You point to Toronto as though its "multiculturalism" is comparable in quality and character to that found in such American cities as Los Angeles and New York. which are "sanctuaries" for all and sundry. I suspect immigration control in Canada is a lot more stringent than it is down here in the less enlightened USA, where there is believed to be a lunatic on every street corner and a gun in every pot. Thus, a deadbeat criminal such as "San Francisco" Sanchez can "find space" to offend, re-offend, and re-re-offend until it takes a murder to bring him down Canada may enjoy its less virulent form of liberalism because it does not have a porous southern border. Such US-style liberalism provides a conduit for any third-world criminal or drug-cartelista looking to make a killing (sometimes literally) in the Land of the Freebies.

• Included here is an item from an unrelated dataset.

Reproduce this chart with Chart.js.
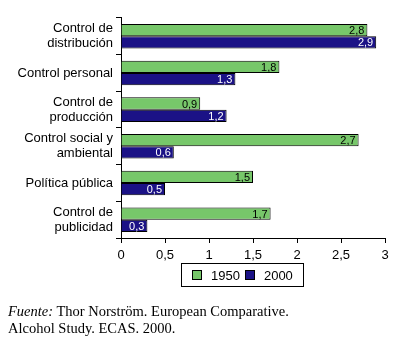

To suggest that Toronto's cherry-picked multiculturalism is on a par with the anything-goes pluralism which characterizes LA is the straw with which some "men" are made.

I could go on, but I lack the patience to address such pearls of sophistry as "the constant stream of white men slaughtering people" and "the current 'victimization' culture" = "a white man sees every other group blaming him for their troubles."

I will say this much for you oh-so--civilized Canadians, though: You may suck when it comes to doing math, but your bacon rocks, you play a mean game of hockey, and your accent is kinda cute.